We’ve talked a bit about the motivations for building Rex and what language we wanted to use. How does Rex actually work?
The generation of the Medium feed can be described in seven basic steps: aggregating, preprocessing, annotating, ranking, postprocessing, caching, and validating.
We source stories we think a user will enjoy, and we understand users may like stories for different reasons. For example, you may always read stories from authors or publications you follow. Or perhaps you really like technology and always want to read stories in the technology topic. For your feed, we have many different story providers, each of which provides you with stories we think you’ll like for a particular reason.
The three stories here were surfaced for the following reasons:
From your network: This story was published in a publication I follow (500ish). Rex sources the top-performing stories from publications I follow (like with topic-based providers, we look at stories in a publication many users have read and clapped on).
Based on your reading history: Based on the stories I’ve read and clapped on so far, users with a reading history similar to mine have also liked this story. Finding users with a similar reading history to mine and making recommendations based on those is a technique called collaborative filtering, which Rex relies on to find high-quality stories for each user.
Photography: I followed the photography topic, so for my homepage, Rex sources some of the top-performing stories in this topic (that is, the stories in the photography topic that many people have read and clapped on), and adds them into my feed.
Once we’ve aggregated these high-quality stories for the user, we filter out stories we think may not be suitable for a user at a given time. Maybe we’ve sourced a user a story they’ve already read — there’s no need to show them the same story twice. We may add a preprocessor to remove stories the user has read before. During the preprocessing step, we use different preprocessors to filter out stories, with each preprocessor filtering for a particular reason.
Once we’ve amassed a group of stories we think a user will like, we have to rank them by how much we think a user will like each story. Before we can rank them we have to fetch a significant amount of data from our data stores to get all of the necessary information (for example, who is the author of a story, what topic is the story in, how many people have clapped on this story, etc.). We calculate most of the features we need for ranking stories via offline Scala jobs and store them in two tables that we query at the time of feed creation. This allows us to minimize the number of I/O calls we’re making when assembling all the necessary data.

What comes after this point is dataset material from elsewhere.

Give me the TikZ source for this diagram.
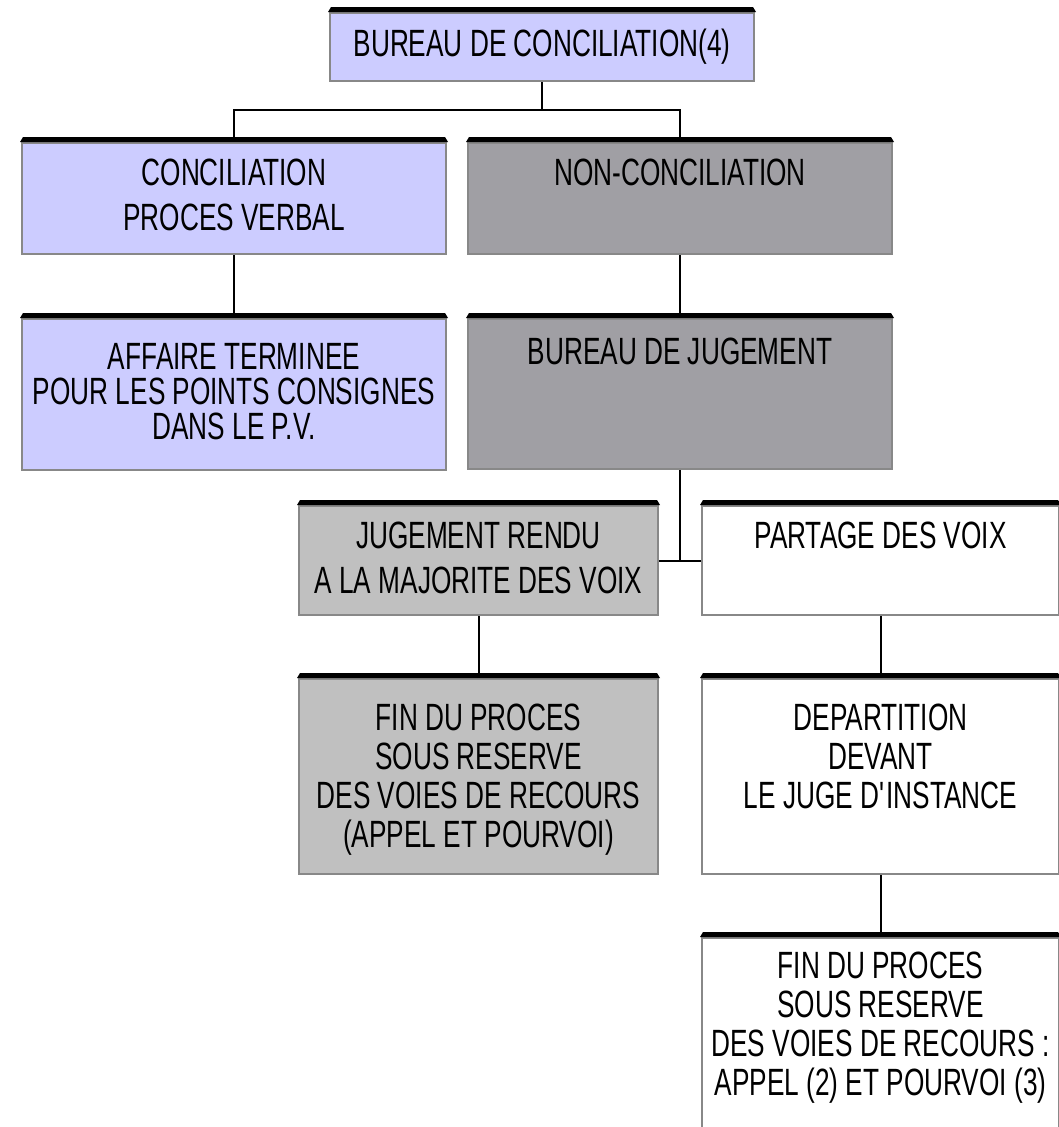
\documentclass[tikz,border=0pt]{standalone}
\usepackage{fontspec}
\setmainfont{Liberation Sans}[FakeStretch=0.69]
\usetikzlibrary{positioning}

\definecolor{lavender}{RGB}{204,204,255}
\definecolor{darkbox}{RGB}{160,159,164}
\definecolor{lightbox}{RGB}{192,192,192}
\definecolor{rim}{RGB}{136,136,136}

\begin{document}
\begin{tikzpicture}[x=1pt,y=-1pt]
	\tikzset{
		orgbox/.style={draw=rim, line width=2pt, anchor=north west, inner sep=0pt, fill=#1},
		orgtext/.style={font=\fontsize{38}{#1}\selectfont, align=center, inner sep=0pt},
		orgtext/.default=45,
		link/.style={draw=black, line width=2pt}
	}
	\useasboundingbox (0,0) rectangle (1059,1127);

	% boxes
	\node[orgbox=lavender, minimum width=424pt, minimum height=68pt] (bc) at (329,12) {};
	\node[orgbox=lavender, minimum width=424pt, minimum height=111pt] (conc) at (21,142) {};
	\node[orgbox=darkbox, minimum width=424pt, minimum height=111pt] (nonc) at (467,142) {};
	\node[orgbox=lavender, minimum width=424pt, minimum height=151pt] (aff) at (21,318) {};
	\node[orgbox=darkbox, minimum width=424pt, minimum height=150pt] (bj) at (467,318) {};
	\node[orgbox=lightbox, minimum width=359pt, minimum height=109pt] (jr) at (298,505) {};
	\node[orgbox=white, minimum width=357pt, minimum height=109pt] (pv) at (701,505) {};
	\node[orgbox=lightbox, minimum width=359pt, minimum height=195pt] (fin1) at (298,678) {};
	\node[orgbox=white, minimum width=357pt, minimum height=195pt] (dep) at (701,678) {};
	\node[orgbox=white, minimum width=357pt, minimum height=230pt] (fin2) at (701,937) {};

	% black top bands
	\foreach \b in {bc,conc,nonc,aff,bj,jr,pv,fin1,dep,fin2}
		\fill ([xshift=-1pt]\b.north west) -- ([shift={(2pt,5pt)}]\b.north west)
			-- ([shift={(-2pt,5pt)}]\b.north east) -- ([xshift=1pt]\b.north east) -- cycle;

	% texts
	\node[orgtext] (bctxt) at (bc.center) {BUREAU DE CONCILIATION(4)};
	\node[orgtext, below=17pt of conc.north] (conctxt) {CONCILIATION\\PROCES VERBAL};
	\node[orgtext, below=17pt of nonc.north] (nonctxt) {NON-CONCILIATION};
	\node[orgtext=35, below=25pt of aff.north] (afftxt) {AFFAIRE TERMINEE\\POUR LES POINTS CONSIGNES\\DANS LE P.V.};
	\node[orgtext, below=20pt of bj.north] (bjtxt) {BUREAU DE JUGEMENT};
	\node[orgtext, below=17pt of jr.north] (jrtxt) {JUGEMENT RENDU\\A LA MAJORITE DES VOIX};
	\node[orgtext, below=17pt of pv.north] (pvtxt) {PARTAGE DES VOIX};
	\node[orgtext=39, below=26pt of fin1.north] (fin1txt) {FIN DU PROCES\\SOUS RESERVE\\DES VOIES DE RECOURS\\(APPEL ET POURVOI)};
	\node[orgtext=39, below=26pt of dep.north] (deptxt) {DEPARTITION\\DEVANT\\LE JUGE D\textquotesingle INSTANCE};
	\node[orgtext=39, below=15pt of fin2.north] (fin2txt) {FIN DU PROCES\\SOUS RESERVE\\DES VOIES DE RECOURS :\\APPEL (2) ET POURVOI (3)};

	% connectors
	\coordinate (split) at ([yshift=-28pt]bc.south);
	\coordinate (join) at (bj.south |- jr.east);
	\draw[link] (bc.south) -- (split);
	\draw[link] (split) -| ([yshift=5pt]conc.north);
	\draw[link] (split) -| ([yshift=5pt]nonc.north);
	\draw[link] (conc.south) -- ([yshift=5pt]aff.north);
	\draw[link] (nonc.south) -- ([yshift=5pt]bj.north);
	\draw[link] (bj.south) -- (join);
	\draw[link] (jr.east) -- (pv.west);
	\draw[link] (jr.south) -- ([yshift=5pt]fin1.north);
	\draw[link] (pv.south) -- ([yshift=5pt]dep.north);
	\draw[link] (dep.south) -- ([yshift=5pt]fin2.north);
\end{tikzpicture}
\end{document}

There’s information about each particular user ↔ story pair that can’t be calculated offline and has to be checked online (for example, does the user for whom we’re generating a feed follow the author of a particular story?), but precalculating the features lets us do much of the work beforehand.
Once we’ve gathered all the necessary data to rank each story, actually ranking the stories depends on what ranking strategy we use. We first transform the results from the annotation step into an array of numerical values and pass each story and set of values to another Medium microservice that hosts our feed-ranking models. This separate microservice assigns a score to each story, where the score represents how likely we think the user is to read this particular story.
A lot of great work has gone into building Medium’s model-hosting microservice as well, but that’s a tale for an upcoming Medium Engineering story. 😉
After ranking stories, there are often some “business rules” we may want to apply. Postprocessors apply story-ranking rules that ensure a better user experience. For example, we’ll see the top of a user’s feed dominated at times by a single author, single publication, or single topic. Because we want a user to see a more diverse set of authors, publications, and topics represented, we added a postprocessor that prevents a single entity from dominating the top of a user’s feed.
Once we’ve finished generating the feed, we store the feed in Redis, an in-memory data store, for future use. We don’t necessarily want to show a new feed every time the user visits Medium. This could make for a confusing user experience if they’re visiting Medium often in a short amount of time. Hence, after generating a feed, we store the feed in Redis for a short period of time.
If we’re reading our feed from the cache, some of the stories in the cached ranked-feed list may no longer be suitable for candidates. For example, if I follow and subsequently unfollow a given author, I should remove stories from that author from my feed if stories by that author are in my cached feed. The validation step filters out potentially unwanted stories from the cached feed, stories that may have been suitable candidates when we first created it.